**The problem:** Skip every image and restate the data word for word.

START Recorded information

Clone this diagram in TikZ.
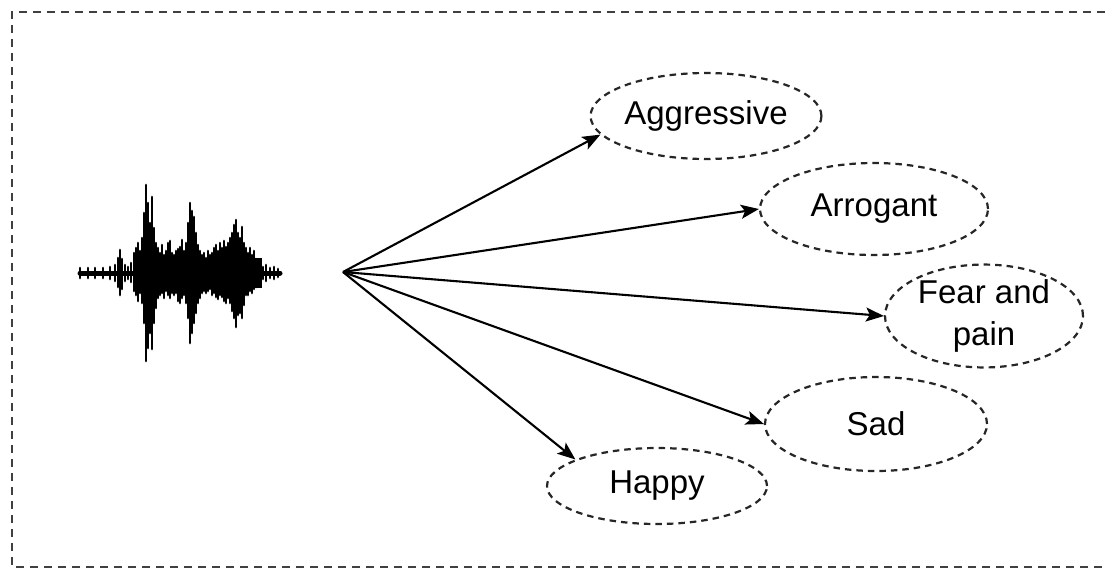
\documentclass[tikz,border=0pt]{standalone}
\usepackage{fontspec}
\setmainfont{Liberation Sans}
\usetikzlibrary{shapes.geometric,arrows.meta}
\begin{document}
\begin{tikzpicture}[x=1pt,y=-1pt,
  emo/.style={ellipse,draw=black!85,line width=2.2pt,dash pattern=on 6.5pt off 5pt,inner sep=0pt,align=center,font=\fontsize{33}{42}\selectfont},
  conn/.style={line width=2.1pt,-{Stealth[length=18pt,width=14pt,inset=4pt]}},
  frame/.style={draw=black!75,line width=2pt,dash pattern=on 8pt off 6pt},
  bar/.style={line width=2.7pt,line cap=round}]
\useasboundingbox (0,0) rectangle (1105,571);
\draw[frame] (1105,12) -- (12,12) -- (12,567) -- (1105,567);
% waveform
\draw[line width=5pt,line cap=round] (80,273) -- (280,273);
\fill (133,258) rectangle (262,288);
\foreach \x/\u/\d in {80/5/5,88/5/5,95/5/5,103/5/5,110/6/6,115/8/8,118/15/14,120/23/22,122/14/16,125/8/8,128/6/6,131/10/9,134/20/18,136/25/22,138/30/28,140/22/20,142/35/30,144/60/50,146/88/88,148/70/75,150/50/60,152/76/76,154/45/50,156/30/35,158/25/25,160/20/22,162/28/20,164/18/25,166/22/18,168/30/22,170/32/25,172/20/20,174/18/22,176/22/20,178/24/28,180/26/30,182/33/25,184/22/22,186/30/30,188/50/45,190/70/70,192/62/60,194/56/50,196/40/40,198/28/30,200/22/25,202/18/20,204/20/18,206/15/20,208/22/18,210/18/16,212/20/22,214/25/20,216/28/24,218/22/26,220/30/22,222/25/24,224/32/28,226/26/30,228/30/25,230/35/30,232/40/38,234/48/45,236/53/54,238/40/42,240/35/40,242/46/45,244/30/32,246/25/22,248/20/22,250/25/18,252/18/20,254/22/16,256/14/14,258/12/12,260/8/10,263/6/6,266/8/8,270/5/5,274/6/6,278/4/4}
  \draw[bar] (\x,273-\u) -- (\x,273+\d);
\coordinate (hub) at (343,272);
\node[emo,minimum width=222pt,minimum height=86pt] (agg) at (706,116) {Aggressive};
\node[emo,minimum width=228pt,minimum height=92pt] (arr) at (874,209) {Arrogant};
\node[emo,minimum width=198pt,minimum height=98pt] (fear) at (984,316) {Fear and\\pain};
\node[emo,minimum width=222pt,minimum height=94pt] (sad) at (876,424) {Sad};
\node[emo,minimum width=220pt,minimum height=76pt] (hap) at (657,486) {Happy};
\draw[conn] (hub) -- (agg.190);
\draw[conn] (hub) -- (arr.west);
\draw[conn] (hub) -- (fear.west);
\draw[conn] (hub) -- (sad.west);
\draw[conn] (hub) -- (hap.162);
\end{tikzpicture}
\end{document}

END Recorded information

**The solution:**
Clone this diagram in TikZ.
\documentclass[tikz,border=0pt]{standalone}
\usepackage{fontspec}
\setmainfont{Liberation Sans}
\usetikzlibrary{shapes.geometric,arrows.meta}
\begin{document}
\begin{tikzpicture}[x=1pt,y=-1pt,
  emo/.style={ellipse,draw=black!85,line width=2.2pt,dash pattern=on 6.5pt off 5pt,inner sep=0pt,align=center,font=\fontsize{33}{42}\selectfont},
  conn/.style={line width=2.1pt,-{Stealth[length=18pt,width=14pt,inset=4pt]}},
  frame/.style={draw=black!75,line width=2pt,dash pattern=on 8pt off 6pt},
  bar/.style={line width=2.7pt,line cap=round}]
\useasboundingbox (0,0) rectangle (1105,571);
\draw[frame] (1105,12) -- (12,12) -- (12,567) -- (1105,567);
% waveform
\draw[line width=5pt,line cap=round] (80,273) -- (280,273);
\fill (133,258) rectangle (262,288);
\foreach \x/\u/\d in {80/5/5,88/5/5,95/5/5,103/5/5,110/6/6,115/8/8,118/15/14,120/23/22,122/14/16,125/8/8,128/6/6,131/10/9,134/20/18,136/25/22,138/30/28,140/22/20,142/35/30,144/60/50,146/88/88,148/70/75,150/50/60,152/76/76,154/45/50,156/30/35,158/25/25,160/20/22,162/28/20,164/18/25,166/22/18,168/30/22,170/32/25,172/20/20,174/18/22,176/22/20,178/24/28,180/26/30,182/33/25,184/22/22,186/30/30,188/50/45,190/70/70,192/62/60,194/56/50,196/40/40,198/28/30,200/22/25,202/18/20,204/20/18,206/15/20,208/22/18,210/18/16,212/20/22,214/25/20,216/28/24,218/22/26,220/30/22,222/25/24,224/32/28,226/26/30,228/30/25,230/35/30,232/40/38,234/48/45,236/53/54,238/40/42,240/35/40,242/46/45,244/30/32,246/25/22,248/20/22,250/25/18,252/18/20,254/22/16,256/14/14,258/12/12,260/8/10,263/6/6,266/8/8,270/5/5,274/6/6,278/4/4}
  \draw[bar] (\x,273-\u) -- (\x,273+\d);
\coordinate (hub) at (343,272);
\node[emo,minimum width=222pt,minimum height=86pt] (agg) at (706,116) {Aggressive};
\node[emo,minimum width=228pt,minimum height=92pt] (arr) at (874,209) {Arrogant};
\node[emo,minimum width=198pt,minimum height=98pt] (fear) at (984,316) {Fear and\\pain};
\node[emo,minimum width=222pt,minimum height=94pt] (sad) at (876,424) {Sad};
\node[emo,minimum width=220pt,minimum height=76pt] (hap) at (657,486) {Happy};
\draw[conn] (hub) -- (agg.190);
\draw[conn] (hub) -- (arr.west);
\draw[conn] (hub) -- (fear.west);
\draw[conn] (hub) -- (sad.west);
\draw[conn] (hub) -- (hap.162);
\end{tikzpicture}
\end{document}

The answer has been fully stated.